YOUR TASK>
Starting at the first line of the listing below, repeat each line up to and including the one containing "90, 80, 70]". Leave out pictures.

SUPPLIED DATA>

* * * * * * * * *

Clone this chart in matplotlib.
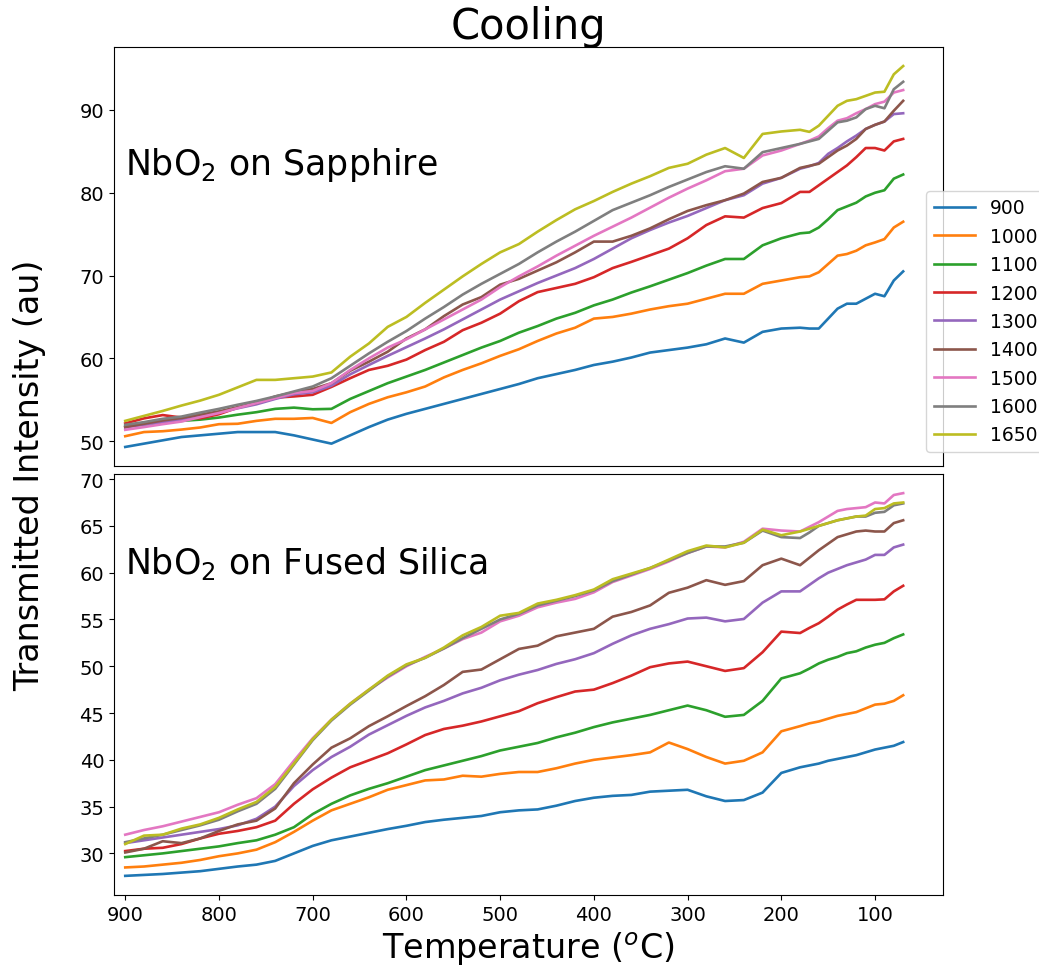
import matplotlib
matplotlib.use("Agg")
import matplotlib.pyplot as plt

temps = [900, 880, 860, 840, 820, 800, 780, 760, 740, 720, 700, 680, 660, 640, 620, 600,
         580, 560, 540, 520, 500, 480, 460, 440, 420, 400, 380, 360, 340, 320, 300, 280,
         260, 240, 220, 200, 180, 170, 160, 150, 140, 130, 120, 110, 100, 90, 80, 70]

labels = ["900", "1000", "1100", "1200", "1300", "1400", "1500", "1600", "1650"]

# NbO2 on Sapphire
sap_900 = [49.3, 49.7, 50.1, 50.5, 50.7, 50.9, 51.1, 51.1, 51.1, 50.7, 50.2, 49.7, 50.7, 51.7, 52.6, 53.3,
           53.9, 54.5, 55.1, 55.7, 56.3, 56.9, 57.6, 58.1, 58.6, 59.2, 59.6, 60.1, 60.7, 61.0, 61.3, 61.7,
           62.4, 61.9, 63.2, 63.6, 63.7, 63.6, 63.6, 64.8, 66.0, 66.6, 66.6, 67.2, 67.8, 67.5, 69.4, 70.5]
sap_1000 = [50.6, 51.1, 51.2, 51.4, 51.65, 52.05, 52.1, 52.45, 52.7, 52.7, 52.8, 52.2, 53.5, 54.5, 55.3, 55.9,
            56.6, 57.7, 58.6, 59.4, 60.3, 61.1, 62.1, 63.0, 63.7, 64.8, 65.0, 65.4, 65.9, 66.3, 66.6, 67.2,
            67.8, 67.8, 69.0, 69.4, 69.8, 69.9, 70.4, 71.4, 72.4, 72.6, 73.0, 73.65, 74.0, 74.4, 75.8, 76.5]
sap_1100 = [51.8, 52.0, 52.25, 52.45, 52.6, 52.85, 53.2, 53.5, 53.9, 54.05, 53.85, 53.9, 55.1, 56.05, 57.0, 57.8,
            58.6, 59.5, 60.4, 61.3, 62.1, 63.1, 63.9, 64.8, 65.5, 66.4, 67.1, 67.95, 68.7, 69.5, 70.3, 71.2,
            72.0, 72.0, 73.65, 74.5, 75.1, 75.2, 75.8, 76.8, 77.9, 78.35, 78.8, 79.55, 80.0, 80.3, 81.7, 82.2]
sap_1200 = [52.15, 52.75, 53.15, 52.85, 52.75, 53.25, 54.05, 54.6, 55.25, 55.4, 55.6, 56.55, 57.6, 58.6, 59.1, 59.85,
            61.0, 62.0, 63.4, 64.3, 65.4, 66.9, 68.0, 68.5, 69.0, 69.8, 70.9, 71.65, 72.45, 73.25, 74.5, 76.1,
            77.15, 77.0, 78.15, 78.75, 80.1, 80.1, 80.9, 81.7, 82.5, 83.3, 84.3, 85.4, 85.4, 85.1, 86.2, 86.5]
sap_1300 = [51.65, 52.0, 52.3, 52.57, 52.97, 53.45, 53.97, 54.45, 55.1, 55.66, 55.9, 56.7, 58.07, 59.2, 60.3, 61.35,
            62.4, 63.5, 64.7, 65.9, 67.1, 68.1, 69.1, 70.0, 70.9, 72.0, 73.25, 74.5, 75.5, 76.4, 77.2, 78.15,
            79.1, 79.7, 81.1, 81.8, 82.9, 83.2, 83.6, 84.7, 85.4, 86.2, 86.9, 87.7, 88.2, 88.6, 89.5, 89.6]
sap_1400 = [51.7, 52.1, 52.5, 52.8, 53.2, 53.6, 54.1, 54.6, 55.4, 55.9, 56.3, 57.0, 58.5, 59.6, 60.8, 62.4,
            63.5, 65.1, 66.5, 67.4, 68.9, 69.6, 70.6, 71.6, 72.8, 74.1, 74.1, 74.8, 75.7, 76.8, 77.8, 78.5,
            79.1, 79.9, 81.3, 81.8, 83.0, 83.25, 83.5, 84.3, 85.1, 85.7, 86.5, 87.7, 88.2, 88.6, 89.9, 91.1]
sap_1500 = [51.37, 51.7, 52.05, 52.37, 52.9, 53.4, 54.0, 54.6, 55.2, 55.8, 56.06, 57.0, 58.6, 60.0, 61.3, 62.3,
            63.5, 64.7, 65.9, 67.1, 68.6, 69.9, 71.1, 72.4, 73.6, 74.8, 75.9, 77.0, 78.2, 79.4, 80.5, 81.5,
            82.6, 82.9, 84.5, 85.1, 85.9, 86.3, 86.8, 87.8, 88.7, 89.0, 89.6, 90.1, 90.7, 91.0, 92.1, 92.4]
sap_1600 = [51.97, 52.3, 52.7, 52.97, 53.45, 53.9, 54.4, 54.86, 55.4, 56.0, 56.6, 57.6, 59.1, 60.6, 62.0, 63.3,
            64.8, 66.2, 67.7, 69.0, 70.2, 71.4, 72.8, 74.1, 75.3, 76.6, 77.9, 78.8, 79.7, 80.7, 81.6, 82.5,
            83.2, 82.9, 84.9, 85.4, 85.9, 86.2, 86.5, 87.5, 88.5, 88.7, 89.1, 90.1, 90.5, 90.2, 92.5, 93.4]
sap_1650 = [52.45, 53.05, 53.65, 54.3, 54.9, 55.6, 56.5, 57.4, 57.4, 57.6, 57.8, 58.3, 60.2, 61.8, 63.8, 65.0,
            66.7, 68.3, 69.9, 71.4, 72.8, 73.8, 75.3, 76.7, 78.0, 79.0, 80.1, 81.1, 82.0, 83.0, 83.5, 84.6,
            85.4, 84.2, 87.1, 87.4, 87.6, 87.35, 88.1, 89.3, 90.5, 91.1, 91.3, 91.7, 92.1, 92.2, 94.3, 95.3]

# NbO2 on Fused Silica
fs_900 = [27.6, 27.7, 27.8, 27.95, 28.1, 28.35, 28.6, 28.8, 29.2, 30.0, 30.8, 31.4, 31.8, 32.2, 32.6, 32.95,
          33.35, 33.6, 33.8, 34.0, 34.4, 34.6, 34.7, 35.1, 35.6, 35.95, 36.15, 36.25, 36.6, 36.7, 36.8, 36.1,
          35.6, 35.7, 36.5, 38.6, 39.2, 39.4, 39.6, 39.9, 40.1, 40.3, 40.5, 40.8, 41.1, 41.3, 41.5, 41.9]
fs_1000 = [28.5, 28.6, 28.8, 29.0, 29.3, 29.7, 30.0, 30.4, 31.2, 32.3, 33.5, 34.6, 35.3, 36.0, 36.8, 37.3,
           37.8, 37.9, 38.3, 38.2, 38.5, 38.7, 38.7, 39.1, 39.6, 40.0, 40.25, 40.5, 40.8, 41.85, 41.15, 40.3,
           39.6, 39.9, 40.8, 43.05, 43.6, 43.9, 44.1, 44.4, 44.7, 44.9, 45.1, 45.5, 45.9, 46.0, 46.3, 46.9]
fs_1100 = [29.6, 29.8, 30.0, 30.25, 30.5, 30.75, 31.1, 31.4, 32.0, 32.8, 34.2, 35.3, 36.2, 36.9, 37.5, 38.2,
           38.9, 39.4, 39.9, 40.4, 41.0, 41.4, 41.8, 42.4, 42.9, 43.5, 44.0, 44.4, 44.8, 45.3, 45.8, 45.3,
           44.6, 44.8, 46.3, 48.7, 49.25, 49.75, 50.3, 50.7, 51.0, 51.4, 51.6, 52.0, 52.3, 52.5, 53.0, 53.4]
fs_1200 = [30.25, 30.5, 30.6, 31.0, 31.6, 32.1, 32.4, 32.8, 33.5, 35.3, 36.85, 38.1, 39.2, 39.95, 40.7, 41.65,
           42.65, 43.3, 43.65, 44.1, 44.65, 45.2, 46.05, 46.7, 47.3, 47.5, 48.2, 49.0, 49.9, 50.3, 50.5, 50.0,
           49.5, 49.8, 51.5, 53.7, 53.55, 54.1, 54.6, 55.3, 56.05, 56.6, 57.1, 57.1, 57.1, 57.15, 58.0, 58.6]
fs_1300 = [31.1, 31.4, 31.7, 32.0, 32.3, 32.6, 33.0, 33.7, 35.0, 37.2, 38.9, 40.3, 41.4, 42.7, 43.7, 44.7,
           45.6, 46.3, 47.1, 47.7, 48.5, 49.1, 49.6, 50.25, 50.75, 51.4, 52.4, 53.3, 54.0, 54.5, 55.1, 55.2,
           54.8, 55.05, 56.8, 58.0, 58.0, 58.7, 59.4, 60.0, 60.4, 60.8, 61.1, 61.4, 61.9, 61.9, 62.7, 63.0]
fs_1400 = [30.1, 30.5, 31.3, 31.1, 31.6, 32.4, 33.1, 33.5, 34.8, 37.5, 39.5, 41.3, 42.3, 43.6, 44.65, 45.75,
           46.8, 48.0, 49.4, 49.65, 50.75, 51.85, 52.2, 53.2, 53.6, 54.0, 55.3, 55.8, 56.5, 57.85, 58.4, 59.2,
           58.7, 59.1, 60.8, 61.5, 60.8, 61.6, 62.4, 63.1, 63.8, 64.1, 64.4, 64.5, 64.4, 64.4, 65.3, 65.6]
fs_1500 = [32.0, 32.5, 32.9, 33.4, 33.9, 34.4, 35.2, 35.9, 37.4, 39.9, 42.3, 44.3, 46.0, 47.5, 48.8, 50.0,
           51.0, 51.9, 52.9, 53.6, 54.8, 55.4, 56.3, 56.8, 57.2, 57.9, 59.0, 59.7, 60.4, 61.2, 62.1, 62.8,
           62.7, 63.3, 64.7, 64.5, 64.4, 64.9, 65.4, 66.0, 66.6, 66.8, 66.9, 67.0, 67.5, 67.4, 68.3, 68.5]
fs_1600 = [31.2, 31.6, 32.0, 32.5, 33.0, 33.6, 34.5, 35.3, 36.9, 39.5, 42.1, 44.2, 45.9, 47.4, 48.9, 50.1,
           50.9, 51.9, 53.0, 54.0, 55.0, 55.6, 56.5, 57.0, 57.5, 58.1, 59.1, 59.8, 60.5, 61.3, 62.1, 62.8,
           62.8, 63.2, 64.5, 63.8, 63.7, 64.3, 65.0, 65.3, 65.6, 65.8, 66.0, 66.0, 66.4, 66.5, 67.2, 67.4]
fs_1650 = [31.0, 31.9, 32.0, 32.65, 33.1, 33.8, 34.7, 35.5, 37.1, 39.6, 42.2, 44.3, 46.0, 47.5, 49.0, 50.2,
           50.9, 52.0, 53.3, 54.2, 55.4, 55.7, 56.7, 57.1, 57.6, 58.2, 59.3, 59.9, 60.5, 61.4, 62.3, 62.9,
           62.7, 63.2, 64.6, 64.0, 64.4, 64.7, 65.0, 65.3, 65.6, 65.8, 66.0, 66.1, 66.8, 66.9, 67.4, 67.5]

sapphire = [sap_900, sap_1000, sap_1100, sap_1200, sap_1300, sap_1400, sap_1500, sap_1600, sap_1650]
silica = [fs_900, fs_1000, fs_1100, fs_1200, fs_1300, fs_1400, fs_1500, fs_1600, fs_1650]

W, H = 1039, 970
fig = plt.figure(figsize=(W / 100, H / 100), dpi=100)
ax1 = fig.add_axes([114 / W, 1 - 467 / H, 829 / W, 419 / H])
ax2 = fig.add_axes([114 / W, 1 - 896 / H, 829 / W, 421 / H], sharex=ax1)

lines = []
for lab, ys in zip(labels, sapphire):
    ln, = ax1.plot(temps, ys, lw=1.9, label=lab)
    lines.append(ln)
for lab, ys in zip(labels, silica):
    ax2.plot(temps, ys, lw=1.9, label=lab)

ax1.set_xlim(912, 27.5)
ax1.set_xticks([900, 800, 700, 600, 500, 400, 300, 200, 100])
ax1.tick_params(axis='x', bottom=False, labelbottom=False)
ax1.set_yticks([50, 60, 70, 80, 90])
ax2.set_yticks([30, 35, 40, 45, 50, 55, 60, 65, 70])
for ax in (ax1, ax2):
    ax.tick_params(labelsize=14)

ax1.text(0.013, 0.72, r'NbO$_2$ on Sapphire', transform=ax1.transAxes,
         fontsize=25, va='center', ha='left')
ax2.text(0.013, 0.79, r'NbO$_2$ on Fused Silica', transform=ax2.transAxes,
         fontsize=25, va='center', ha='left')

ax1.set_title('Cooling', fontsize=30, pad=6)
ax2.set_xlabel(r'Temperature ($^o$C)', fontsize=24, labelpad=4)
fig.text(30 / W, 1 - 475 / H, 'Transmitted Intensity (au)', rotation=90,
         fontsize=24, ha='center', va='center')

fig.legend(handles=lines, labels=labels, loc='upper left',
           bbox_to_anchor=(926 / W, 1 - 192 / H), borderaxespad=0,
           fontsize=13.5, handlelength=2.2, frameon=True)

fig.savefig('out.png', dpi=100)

* * * * * * * * *

TASK RESULT>
Clone this chart in matplotlib.
import matplotlib
matplotlib.use("Agg")
import matplotlib.pyplot as plt

temps = [900, 880, 860, 840, 820, 800, 780, 760, 740, 720, 700, 680, 660, 640, 620, 600,
         580, 560, 540, 520, 500, 480, 460, 440, 420, 400, 380, 360, 340, 320, 300, 280,
         260, 240, 220, 200, 180, 170, 160, 150, 140, 130, 120, 110, 100, 90, 80, 70]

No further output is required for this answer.